Pasties and Packaging
Some of his best holdings have included high street bakers Greggs (GRG), which he has held since 2010, and paper and packaging company Mondi (MNDI) and engineering group VP (VP.), both of which he has owned since 2011.
Shareholders in Greggs have enjoyed tasty returns, particularly since the start of 2014. At that point shares were priced at 439p and have climbed steadily since as the baker has successfully managed to tap into key trends, most notably with the launch of its vegan sausage roll. Greggs shares hit £24.66 earlier this year.
According to Morningstar data, shareholders has seen an annual return of 19.18% over the past 10 years, more than twice the 7.24% return delivered by the FTSE 100 over the same period.
Mondi has delivered similarly buoyant returns over the past decade. According to Morningstar, shareholders have seen annual returns of 20.64% over the past 10 years.
Meanwhile, VP has also enjoyed a decade of strong growth. While its share price has dipped since mid-2018, shareholders have still seen a yearly return of 20.3% over 10 years.
Richard has held Spirax-Sarco Engineering (SPX) since 1998, when shares in the engineering stocks were around 200p. Today they are trading at £85.90. He adds: “My investment strategy has not changed much over the years, but I find it harder to find shares which fit my criteria. This is probably a good thing as it limits the size of my portfolio.”
Ethical Funds Deliver
Richard believes his ethical outlook has also paid off in his fund holdings, with Jupiter Ecology the best performing fund in his portfolio, where he has held it since 2003. It has delivered annualised returns of 8.9% over 10 years.
Jupiter Ecology has a four-star rating from Morningstar, however it has recently been downgraded from a Bronze to Neutral Analyst Rating. Morningstar analyst Ronald van Genderen is concerned that the fund manager — Charlie Thomas, who has run this fund since 2003 — has accumulated additional responsibilities in recent years and that the additional workload could affect the performance of the fund.
While not all Richard’s holdings have produced such good returns, he says there haven’t been too many “out and out disasters”.
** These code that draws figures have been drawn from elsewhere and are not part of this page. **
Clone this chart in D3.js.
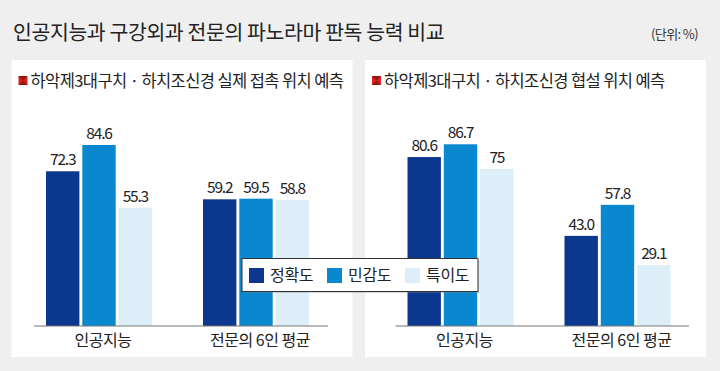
<!DOCTYPE html>
<html>
<head>
<meta charset="utf-8">
<script src="https://cdn.jsdelivr.net/npm/d3@7"></script>
<style>
  html, body { margin: 0; padding: 0; background: #efefef; }
  svg { display: block; font-family: "Noto Sans CJK KR", "Noto Sans", sans-serif; }
</style>
</head>
<body>
<svg id="chart" width="720" height="371"></svg>
<script>
// chart data
const TITLE = "인공지능과 구강외과 전문의 파노라마 판독 능력 비교";
const UNIT = "(단위: %)";
const categories = ["인공지능", "전문의 6인 평균"];
const series = ["정확도", "민감도", "특이도"];
const colors = ["#0b378f", "#0a88cf", "#ddeef9"];
const panelTitles = [
  "하악제3대구치 · 하치조신경 실제 접촉 위치 예측",
  "하악제3대구치 · 하치조신경 협설 위치 예측"
];
// values[category][series]
const contactValues = [[72.3, 84.6, 55.3], [59.2, 59.5, 58.8]];
const contactLabels = [["72.3", "84.6", "55.3"], ["59.2", "59.5", "58.8"]];
const sideValues = [[80.6, 86.7, 75], [43.0, 57.8, 29.1]];
const sideLabels = [["80.6", "86.7", "75"], ["43.0", "57.8", "29.1"]];

const svg = d3.select("#chart");
const BASE_Y = 326;

svg.append("text")
  .attr("x", 13).attr("y", 40)
  .attr("font-size", 20.5).attr("fill", "#222")
  .attr("letter-spacing", -0.4)
  .text(TITLE);

svg.append("text")
  .attr("x", 698).attr("y", 38.5)
  .attr("text-anchor", "end")
  .attr("font-size", 13).attr("fill", "#333")
  .attr("letter-spacing", -0.6)
  .text(UNIT);

let drawPanel = function(px, pw, axisX0, axisX1, pxPerUnit, title, values, labels){
  let g = svg.append("g");
  g.append("rect")
    .attr("x", px).attr("y", 60)
    .attr("width", pw).attr("height", 297)
    .attr("fill", "#fff");

  // red marker icon
  let ix = px + 7, iy = 76, s = 9;
  g.append("rect").attr("x", ix).attr("y", iy).attr("width", s).attr("height", s).attr("fill", "#d9231d");
  g.append("path")
    .attr("d", `M${ix},${iy} L${ix+s},${iy} L${ix+s/2},${iy+s/2} Z M${ix},${iy+s} L${ix+s},${iy+s} L${ix+s/2},${iy+s/2} Z`)
    .attr("fill", "#7a1410").attr("opacity", 0.75);

  g.append("text")
    .attr("x", px + 19).attr("y", 87)
    .attr("font-size", 16.5).attr("fill", "#222")
    .attr("letter-spacing", -0.6)
    .text(title);

  let x0 = d3.scalePoint().domain(categories).range([axisX0 + 65, axisX0 + 222]);
  let x1 = d3.scaleBand().domain(series).range([-53, 53]).paddingInner(0.08);
  let y = d3.scaleLinear().domain([0, 100]).range([BASE_Y, BASE_Y - 100 * pxPerUnit]);

  categories.forEach(function(cat, ci){
    let cg = g.append("g").attr("transform", `translate(${x0(cat)},0)`);
    cg.selectAll("rect.bar")
      .data(series)
      .join("rect")
      .attr("class", "bar")
      .attr("x", d => x1(d))
      .attr("width", x1.bandwidth())
      .attr("y", (d, i) => y(values[ci][i]))
      .attr("height", (d, i) => y(0) - y(values[ci][i]))
      .attr("fill", (d, i) => colors[i]);
    cg.selectAll("text.val")
      .data(series)
      .join("text")
      .attr("class", "val")
      .attr("x", d => x1(d) + x1.bandwidth() / 2)
      .attr("y", (d, i) => y(values[ci][i]) - 6)
      .attr("text-anchor", "middle")
      .attr("font-size", 15.5).attr("fill", "#222")
      .attr("letter-spacing", -1.2)
      .text((d, i) => labels[ci][i]);
  });

  g.append("line")
    .attr("x1", axisX0).attr("x2", axisX1)
    .attr("y1", BASE_Y).attr("y2", BASE_Y)
    .attr("stroke", "#777").attr("stroke-width", 1.2);

  g.selectAll("text.cat")
    .data(categories)
    .join("text")
    .attr("class", "cat")
    .attr("x", d => x0(d) + 4)
    .attr("y", 346)
    .attr("text-anchor", "middle")
    .attr("font-size", 16).attr("fill", "#222")
    .attr("letter-spacing", -0.5)
    .text(d => d);
};

drawPanel(11.5, 341, 34, 328, 2.14, panelTitles[0], contactValues, contactLabels);
drawPanel(365, 341, 395.5, 689, 2.096, panelTitles[1], sideValues, sideLabels);

// legend
let lg = svg.append("g").attr("transform", "translate(242,258.5)");
lg.append("rect")
  .attr("x", 1.5).attr("y", 1.5).attr("width", 236).attr("height", 33)
  .attr("fill", "#888").attr("opacity", 0.35);
lg.append("rect")
  .attr("x", 0).attr("y", 0).attr("width", 236).attr("height", 33)
  .attr("fill", "#fff").attr("stroke", "#333").attr("stroke-width", 1);
const legendX = [7, 85, 163];
series.forEach(function(name, i){
  lg.append("rect")
    .attr("x", legendX[i]).attr("y", 9.5)
    .attr("width", 15).attr("height", 15)
    .attr("fill", colors[i]);
  lg.append("text")
    .attr("x", legendX[i] + 21).attr("y", 22.5)
    .attr("font-size", 16).attr("fill", "#222")
    .attr("letter-spacing", -0.3)
    .text(name);
});
</script>
</body>
</html>
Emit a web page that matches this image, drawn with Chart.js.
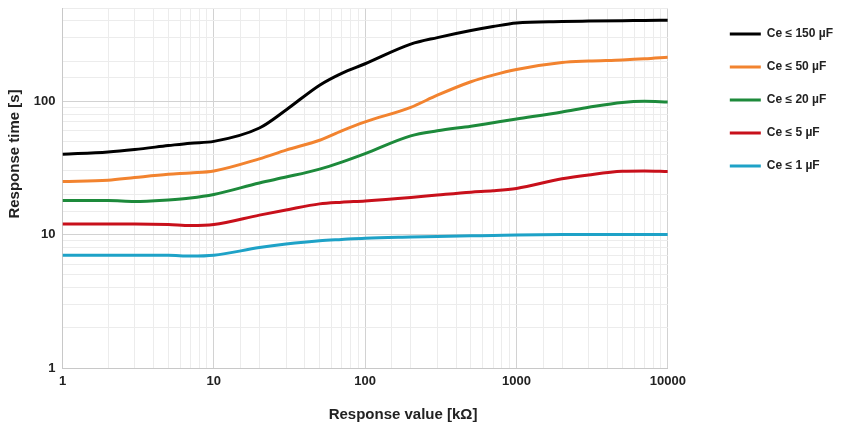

He says: “The only real disaster was PV Crystalox Solar. This company produces multi-crystalline silicone ingots and wafers used in solar panels. From an environmental point of view, it looked like an attractive option, but the company’s share price collapsed after cuts to government subsidies."
Shares in PVCS fell from a high of £69.26 towards the end of 2008, to 230p at the start of 2012. Today they are trading at around 65p. Richard says: “I now have stricter criteria on share selection as a result of this experience.”